YOUR INSTRUCTIONS
Copy, from the entries below, each line where the word "that" can be found.

** BEGIN RECORD EXTRACTS **

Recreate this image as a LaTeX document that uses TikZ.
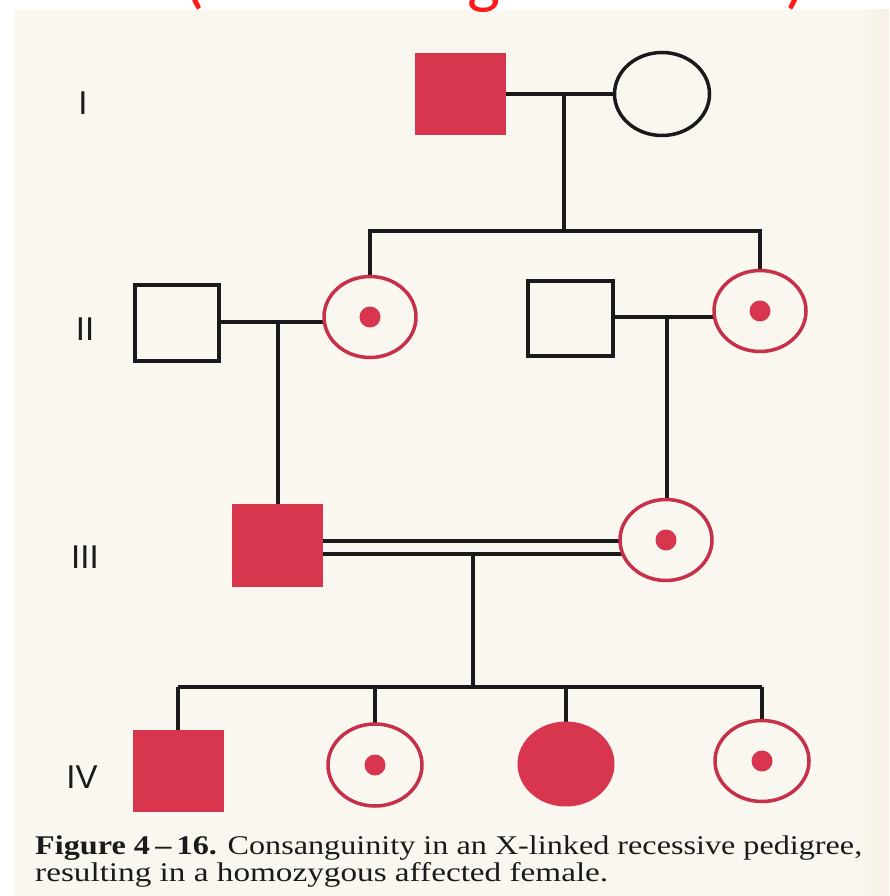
\documentclass[tikz,border=0pt]{standalone}
\usepackage{fontspec}
\setmainfont{Liberation Serif}
\newfontfamily\labelfont{Liberation Sans}
\newfontfamily\headfont{Carlito}
\usetikzlibrary{shapes.geometric,backgrounds}
\definecolor{paper}{HTML}{F9F7EF}
\definecolor{paperedge}{HTML}{F6F0E4}
\definecolor{affected}{HTML}{D8354F}
\definecolor{carrier}{HTML}{C63049}
\definecolor{ink}{HTML}{1A1A1A}
\definecolor{headred}{HTML}{FF1A1A}
\pgfdeclarelayer{paperlayer}
\pgfsetlayers{paperlayer,background,main}

\begin{document}
\begin{tikzpicture}[x=1pt,y=-1pt,
  line/.style={draw=ink,line width=4pt},
  malefill/.style={rectangle,inner sep=0pt,fill=affected,minimum width=91pt,minimum height=82pt},
  maleopen/.style={rectangle,inner sep=0pt,fill=paper,draw=ink,line width=4pt,minimum width=84pt,minimum height=76pt},
  femopen/.style={ellipse,inner sep=0pt,fill=paper,draw=ink,line width=3.5pt,minimum width=95pt,minimum height=83pt},
  femfill/.style={ellipse,inner sep=0pt,fill=affected,minimum width=97pt,minimum height=85pt},
  carrierring/.style={ellipse,inner sep=0pt,fill=paper,draw=carrier,line width=3.5pt,
    minimum width=92pt,minimum height=81pt,
    path picture={\fill[affected] (path picture bounding box.center) circle (10.5pt);}},
  gen/.style={font=\labelfont\fontsize{33}{33}\selectfont,text=ink,anchor=base,inner sep=0pt},
  head/.style={font=\headfont\fontsize{70}{70}\selectfont,text=headred,anchor=base,inner sep=0pt},
  caption/.style={anchor=base west,inner sep=0pt,text=ink},
]
\useasboundingbox (0,0) rectangle (889,896);

% page
\begin{pgfonlayer}{paperlayer}
  \fill[white] (0,0) rectangle (889,896);
  \fill[paper] (14,10) rectangle (889,896);
  \shade[left color=paper,right color=paperedge] (860,10) rectangle (889,896);
\end{pgfonlayer}

% heading, cut off at the top edge
\begin{scope}
  \clip (0,0) rectangle (889,18);
  \node[head] (hl) at (194,1) {(};
  \node[head] (hg) at (484,1) {g};
  \node[head] (hr) at (796,1) {)};
\end{scope}

% generation labels
\node[gen] (gI)   at (83,115) {I};
\node[gen] (gII)  at (85,340) {II};
\node[gen] (gIII) at (85,568) {III};
\node[gen] (gIV)  at (82,788) {IV};

% generation I
\node[malefill] (I1) at (460,94) {};
\node[femopen]  (I2) at (662,94) {};

% generation II
\node[maleopen]    (II1) at (177,323) {};
\node[carrierring] (II2) at (370,317) {};
\node[maleopen,minimum width=85pt,minimum height=75pt] (II3) at (570,318) {};
\node[carrierring] (II4) at (760,311) {};

% generation III
\node[malefill,minimum height=83pt] (III1) at (277,545) {};
\node[carrierring] (III2) at (666,540) {};

% generation IV
\node[malefill]    (IV1) at (178,771) {};
\node[carrierring,minimum width=94pt,minimum height=82pt] (IV2) at (375,765) {};
\node[femfill]     (IV3) at (566,764) {};
\node[carrierring,minimum width=94pt,minimum height=81pt] (IV4) at (762,761) {};

% junction points of the lines of descent
\coordinate (m1) at (564,94);
\coordinate (s1) at (564,231);
\coordinate (m2) at (278,322);
\coordinate (m3) at (667,317);
\coordinate (m4) at (473,554);
\coordinate (s4) at (473,687);

% connectors, drawn beneath the symbols
\begin{pgfonlayer}{background}
  % I
  \draw[line] (I1.center) -- (I2.center);
  \draw[line] (m1) -- (s1);
  \draw[line] (II2.center) -- (II2.center |- s1) -- (II4.center |- s1) -- (II4.center);
  % II
  \draw[line] (II1.center |- m2) -- (II2.center |- m2);
  \draw[line] (m2) -- (m2 |- III1.center);
  \draw[line] (II3.center |- m3) -- (II4.center |- m3);
  \draw[line] (m3) -- (m3 |- III2.center);
  % III, consanguineous mating
  \draw[line] ([yshift=4pt]III1.center) -- ([yshift=4pt]III1.center -| III2.center);
  \draw[line] ([yshift=-9pt]III1.center) -- ([yshift=-9pt]III1.center -| III2.center);
  \draw[line] (m4) -- (s4);
  % IV
  \draw[line] (IV1.center |- s4) -- (IV4.center |- s4);
  \foreach \n in {IV1,IV2,IV3,IV4}
    \draw[line] (\n.center |- s4) -- (\n.center);
\end{pgfonlayer}

% caption
\node[caption] (cap1) at (35,854)
  {\resizebox{827pt}{\height}{\fontsize{27}{27}\selectfont\textbf{Figure 4\,–\,16.} Consanguinity in an X-linked recessive pedigree,}};
\node[caption] (cap2) at (35,881)
  {\resizebox{573pt}{\height}{\fontsize{27}{27}\selectfont resulting in a homozygous affected female.}};
\end{tikzpicture}
\end{document}
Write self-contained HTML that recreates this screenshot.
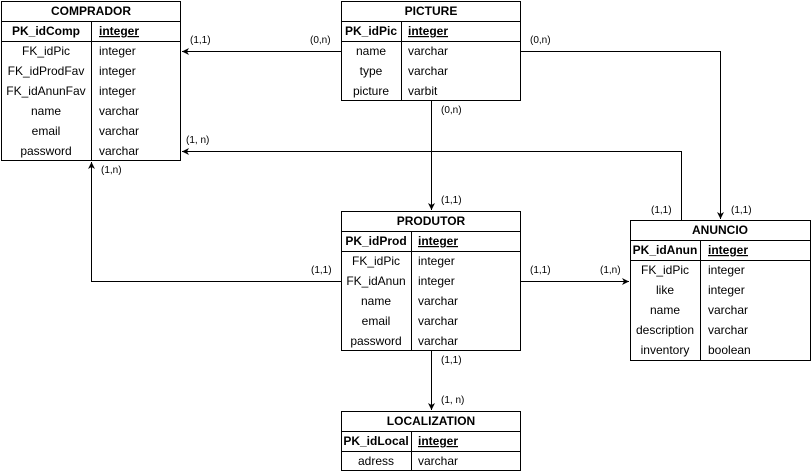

** END RECORD EXTRACTS **

FULL SOLUTION
Recreate this image as a LaTeX document that uses TikZ.
Write self-contained HTML that recreates this screenshot.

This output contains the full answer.